Naomi uttered an unconvinced grunt. Scout’s mother was about to turn away when her eyes locked on the laptop screen. Shoot. Scout should have closed the
lid. Now Mom knew she’d been snooping for information on their neighbor.
“An LAPD detective with Asperger’s,” Naomi said, inching closer to the screen.
“Now do you agree we should trust him?”
But Mom wasn’t paying attention. She skimmed the article and turned her gaze on Thomas, slaving over the deck.
“Shot in the line of duty. Worked on a joint task force with the DEA. What’s he doing in Wolf Lake?”
“Mom, when is Dad coming to say hello?”
An injured look struck her mother’s eye. Scout didn’t mean to upset her mother, but it had been months since Dad visited.
“Your father is busy with his new job,” Naomi said, scratching her nose as she turned her eyes away. “I’m sure he’ll visit when he can. Why don’t you text him?”
* * *
Naomi’s chest tightened as she watched Thomas through the window.
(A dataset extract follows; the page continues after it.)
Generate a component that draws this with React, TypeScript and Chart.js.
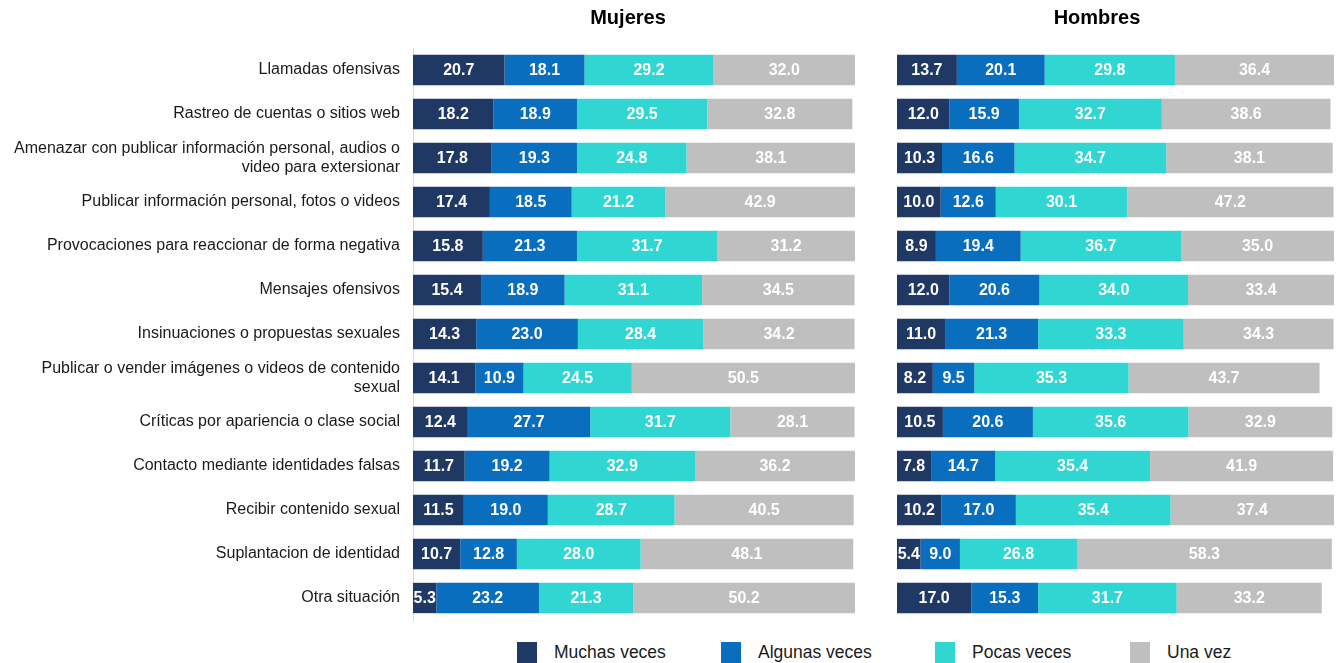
import React, { useEffect, useRef } from "react";
import { Chart, registerables } from "chart.js";

Chart.register(...registerables);

const categories: (string | string[])[] = [
  "Llamadas ofensivas",
  "Rastreo de cuentas o sitios web",
  ["Amenazar con publicar información personal, audios o", "video para extersionar"],
  "Publicar información personal, fotos o videos",
  "Provocaciones para reaccionar de forma negativa",
  "Mensajes ofensivos",
  "Insinuaciones o propuestas sexuales",
  ["Publicar o vender imágenes o videos de contenido", "sexual"],
  "Críticas por apariencia o clase social",
  "Contacto mediante identidades falsas",
  "Recibir contenido sexual",
  "Suplantacion de identidad",
  "Otra situación",
];

const seriesNames = ["Muchas veces", "Algunas veces", "Pocas veces", "Una vez"];
const seriesColors = ["#1f3864", "#0a6ebf", "#30d6d1", "#bfbfbf"];

// Mujeres
const mujeresMuchas = [20.7, 18.2, 17.8, 17.4, 15.8, 15.4, 14.3, 14.1, 12.4, 11.7, 11.5, 10.7, 5.3];
const mujeresAlgunas = [18.1, 18.9, 19.3, 18.5, 21.3, 18.9, 23.0, 10.9, 27.7, 19.2, 19.0, 12.8, 23.2];
const mujeresPocas = [29.2, 29.5, 24.8, 21.2, 31.7, 31.1, 28.4, 24.5, 31.7, 32.9, 28.7, 28.0, 21.3];
const mujeresUna = [32.0, 32.8, 38.1, 42.9, 31.2, 34.5, 34.2, 50.5, 28.1, 36.2, 40.5, 48.1, 50.2];

// Hombres
const hombresMuchas = [13.7, 12.0, 10.3, 10.0, 8.9, 12.0, 11.0, 8.2, 10.5, 7.8, 10.2, 5.4, 17.0];
const hombresAlgunas = [20.1, 15.9, 16.6, 12.6, 19.4, 20.6, 21.3, 9.5, 20.6, 14.7, 17.0, 9.0, 15.3];
const hombresPocas = [29.8, 32.7, 34.7, 30.1, 36.7, 34.0, 33.3, 35.3, 35.6, 35.4, 35.4, 26.8, 31.7];
const hombresUna = [36.4, 38.6, 38.1, 47.2, 35.0, 33.4, 34.3, 43.7, 32.9, 41.9, 37.4, 58.3, 33.2];

const FONT = '"Liberation Sans", Arial, Helvetica, sans-serif';

const valueLabels = {
  id: "valueLabels",
  afterDatasetsDraw(chart: any) {
    const { ctx } = chart;
    ctx.save();
    ctx.font = `bold 16px ${FONT}`;
    ctx.fillStyle = "#ffffff";
    ctx.textAlign = "center";
    ctx.textBaseline = "middle";
    chart.data.datasets.forEach((ds: any, i: number) => {
      const meta = chart.getDatasetMeta(i);
      meta.data.forEach((bar: any, j: number) => {
        const v = ds.data[j];
        const p = bar.getProps(["x", "y", "base"], true);
        ctx.fillText(Number(v).toFixed(1), (p.x + p.base) / 2, p.y + 1);
      });
    });
    ctx.restore();
  },
};

const panelTitle = {
  id: "panelTitle",
  afterDraw(chart: any, _args: any, opts: any) {
    if (!opts || !opts.text) return;
    const { ctx } = chart;
    ctx.save();
    ctx.font = `bold 20px ${FONT}`;
    ctx.fillStyle = "#000000";
    ctx.textAlign = "center";
    ctx.textBaseline = "middle";
    ctx.fillText(opts.text, opts.x, opts.y);
    ctx.restore();
  },
};

function buildDatasets(values: number[][]) {
  return values.map((vals, i) => ({
    label: seriesNames[i],
    data: vals,
    backgroundColor: seriesColors[i],
    borderWidth: 0,
    barPercentage: 0.69,
    categoryPercentage: 1.0,
  }));
}

function makeConfig(values: number[][], left: boolean, title: string, titleX: number): any {
  return {
    type: "bar",
    data: { labels: categories, datasets: buildDatasets(values) },
    plugins: [valueLabels, panelTitle],
    options: {
      indexAxis: "y",
      responsive: false,
      animation: false,
      layout: {
        padding: left
          ? { left: 0, right: 15, top: 48, bottom: 12 }
          : { left: 27, right: 4, top: 48, bottom: 12 },
      },
      scales: {
        x: {
          stacked: true,
          min: 0,
          max: 100,
          display: false,
        },
        y: {
          stacked: true,
          display: left,
          afterFit: (scale: any) => {
            if (left) scale.width = 413;
            scale.paddingTop = 0;
            scale.paddingBottom = 0;
          },
          grid: { display: false, drawTicks: false },
          border: { display: left, color: "#d9d9d9", width: 1 },
          ticks: {
            padding: 13,
            color: "#1a1a1a",
            font: { family: FONT, size: 16 },
          },
        },
      },
      plugins: {
        legend: { display: false },
        tooltip: { enabled: false },
        title: { display: false },
        panelTitle: { text: title, x: titleX, y: 18 },
      },
    },
  };
}

function Panel(props: {
  values: number[][];
  left: boolean;
  title: string;
  titleX: number;
  x: number;
  width: number;
}) {
  const ref = useRef<HTMLCanvasElement>(null);
  useEffect(() => {
    if (!ref.current) return;
    const chart = new Chart(ref.current, makeConfig(props.values, props.left, props.title, props.titleX));
    return () => chart.destroy();
  }, []);
  return (
    <canvas
      ref={ref}
      width={props.width}
      height={632}
      style={{ position: "absolute", left: props.x, top: 0, width: props.width, height: 632 }}
    />
  );
}

export default function App() {
  const legendLeft = [517, 721, 935, 1130];
  return (
    <div style={{ position: "absolute", left: 0, top: 0, width: 1338, height: 663, background: "#ffffff", overflow: "hidden" }}>
      <Panel
        values={[mujeresMuchas, mujeresAlgunas, mujeresPocas, mujeresUna]}
        left={true}
        title="Mujeres"
        titleX={628}
        x={0}
        width={870}
      />
      <Panel
        values={[hombresMuchas, hombresAlgunas, hombresPocas, hombresUna]}
        left={false}
        title="Hombres"
        titleX={227}
        x={870}
        width={468}
      />
      {seriesNames.map((name, i) => (
        <div
          key={name}
          style={{
            position: "absolute",
            left: legendLeft[i],
            top: 642,
            display: "flex",
            alignItems: "center",
            fontFamily: FONT,
            fontSize: 17.5,
            color: "#1a1a1a",
            whiteSpace: "nowrap",
          }}
        >
          <span style={{ display: "inline-block", width: 20, height: 21, background: seriesColors[i], marginRight: 17 }} />
          <span style={{ lineHeight: "21px" }}>{name}</span>
        </div>
      ))}
    </div>
  );
}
Her daughter needed Glen, but Naomi’s ex-husband was never the same after the accident. Yesterday, she’d grown uncomfortable as Scout carried on with the new neighbor. She recognized something was off with Deputy Shepherd, and she felt stupid for not recognizing it. He seemed like a decent man, and having a deputy next door might be a good thing. Perhaps Scout’s idea of inviting Thomas to dinner made sense.
She wiped down the counters and tossed the sponge in the sink. After she dried her hands on her apron, she checked her hair in the window, untied the apron, and straightened her sweater.
“I’ll be next door for a few minutes if you need me,” she called down the hall.
Scout muttered acknowledgment and clicked away on her computer. Probably solving another cold case, Naomi thought with a grin. Thomas looked up and set the hammer down when Naomi crossed the yard. With the sun behind the clouds and a chilling wind whipping off the lake, it seemed like February. Condensation clouds puffed from her mouth.